É muito comum pensar-se em Abril como uma obra completa. A realidade no entanto não é tão simples, e espelha-se muito na forma como o ensino funciona no nosso país.

É muito comum pensar-se em Abril como uma obra completa, como o ponto alto da vida de uma geração que viveu a ditadura, a derrotou e fez nascer a democracia, que reza a lenda mudou tudo em Portugal e para todos. A realidade no entanto não é tão simples, e espelha-se muito na forma como o ensino funciona no nosso país.
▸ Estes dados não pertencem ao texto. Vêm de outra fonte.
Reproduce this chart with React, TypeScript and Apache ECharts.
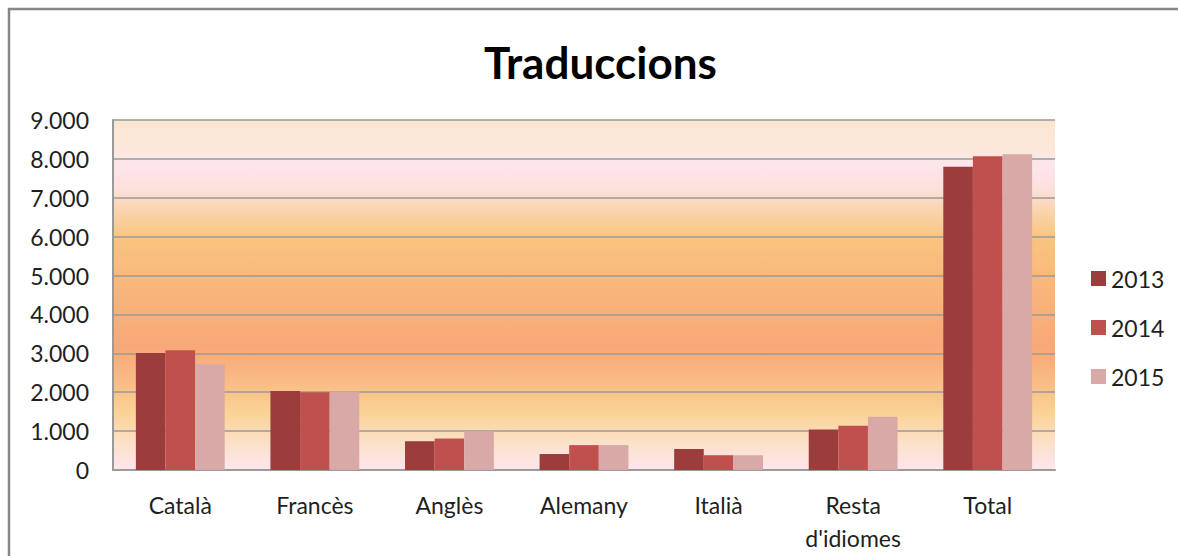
import React, { useEffect, useRef } from "react";
import * as echarts from "echarts";

const categories = ["Català", "Francès", "Anglès", "Alemany", "Italià", "Resta\nd'idiomes", "Total"];
const years = ["2013", "2014", "2015"];
const values2013 = [3010, 2030, 740, 410, 540, 1040, 7800];
const values2014 = [3080, 2000, 810, 640, 380, 1140, 8070];
const values2015 = [2720, 2020, 990, 640, 380, 1370, 8120];
const seriesColors = ["#9B3D3C", "#C0504D", "#D9A9A8"];
const yTicks = { min: 0, max: 9000, interval: 1000 };

const FONT = "Lato, 'Open Sans', sans-serif";

export default function App() {
  const ref = useRef<HTMLDivElement>(null);
  useEffect(() => {
    if (!ref.current) return;
    const chart = echarts.init(ref.current, null, { renderer: "svg" });
    const allValues = [values2013, values2014, values2015];
    chart.setOption({
      animation: false,
      backgroundColor: "#ffffff",
      textStyle: { fontFamily: FONT },
      title: {
        text: "Traduccions",
        left: 479,
        top: 35,
        textStyle: { fontFamily: FONT, fontSize: 44, fontWeight: "bold", color: "#000000" },
      },
      graphic: [
        {
          type: "rect",
          shape: { x: 9, y: 9, width: 1200, height: 600 },
          style: { fill: "none", stroke: "#878787", lineWidth: 2.5 },
          silent: true,
        },
      ],
      legend: {
        orient: "vertical",
        left: 1086,
        top: 262,
        itemWidth: 15,
        itemHeight: 15,
        itemGap: 26,
        icon: "rect",
        data: years,
        textStyle: { fontFamily: FONT, fontSize: 23, color: "#1f1f1f", lineHeight: 23, padding: [0, 0, 0, 0] },
      },
      grid: {
        left: 113,
        right: 123,
        top: 120,
        bottom: 86,
        show: true,
        borderWidth: 0,
        backgroundColor: new echarts.graphic.LinearGradient(0, 0, 0, 1, [
          { offset: 0, color: "#FAE6CF" },
          { offset: 0.09, color: "#FBE8DC" },
          { offset: 0.13, color: "#FDE5EC" },
          { offset: 0.2, color: "#FCE0DA" },
          { offset: 0.27, color: "#FAD2A6" },
          { offset: 0.34, color: "#F9C47E" },
          { offset: 0.5, color: "#F8B47A" },
          { offset: 0.65, color: "#F8A878" },
          { offset: 0.75, color: "#F9BC84" },
          { offset: 0.84, color: "#FBD396" },
          { offset: 0.92, color: "#FCE0C8" },
          { offset: 1, color: "#FDE6EE" },
        ]),
      },
      xAxis: {
        type: "category",
        data: categories,
        axisLine: { show: true, lineStyle: { color: "#9a9a9a", width: 2 } },
        axisTick: { show: false },
        axisLabel: {
          fontFamily: FONT,
          fontSize: 23,
          color: "#1f1f1f",
          margin: 18,
          lineHeight: 33,
          verticalAlign: "top",
          interval: 0,
        },
      },
      yAxis: {
        type: "value",
        min: yTicks.min,
        max: yTicks.max,
        interval: yTicks.interval,
        axisLine: { show: true, lineStyle: { color: "#9a9a9a", width: 2 } },
        axisTick: { show: false },
        splitLine: { show: true, lineStyle: { color: "#9a9a9a", width: 1.5 } },
        axisLabel: {
          fontFamily: FONT,
          fontSize: 23,
          color: "#1f1f1f",
          margin: 24,
          formatter: (v: number) => (v >= 1000 ? Math.floor(v / 1000) + ".000" : String(v)),
        },
      },
      series: years.map((y, i) => ({
        name: y,
        type: "bar",
        data: allValues[i],
        barGap: "0%",
        barCategoryGap: "34%",
        itemStyle: { color: seriesColors[i] },
      })),
    });
    return () => chart.dispose();
  }, []);
  return <div ref={ref} style={{ position: "fixed", left: 0, top: 0, width: 1178, height: 556 }} />;
}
A academia sempre foi um ponto de contestação e resistência ao regime fascista, foi assim na crise académica de 1961 e também em 1969, nesta última os alunos que fizeram greve aos exames foram castigados com o chumbo. Uma vez chumbados não eram mais estudantes e tinham que cumprir o serviço militar, partiram então para África e uma grande parte deles nunca voltaram, pagaram com a sua vida o esforço por uma Academia e por um Portugal livre e democrático. Quando chega então a madrugada que esperávamos e nos erguemos como seres livres, as esperanças de mudanças radicais são enormes! Essas mudanças acontecem e abanam todo o país: acaba a guerra, congelam-se as rendas a nível nacional, grandes avanços são feitos na educação e saúde pública, na legislação laboral e, finalmente, a tropa sai das universidades e abre-se um espaço para intenso debate e politização dentro destas, algo que já existia antes da revolução mas agora podia ser feito sem medo nem represálias.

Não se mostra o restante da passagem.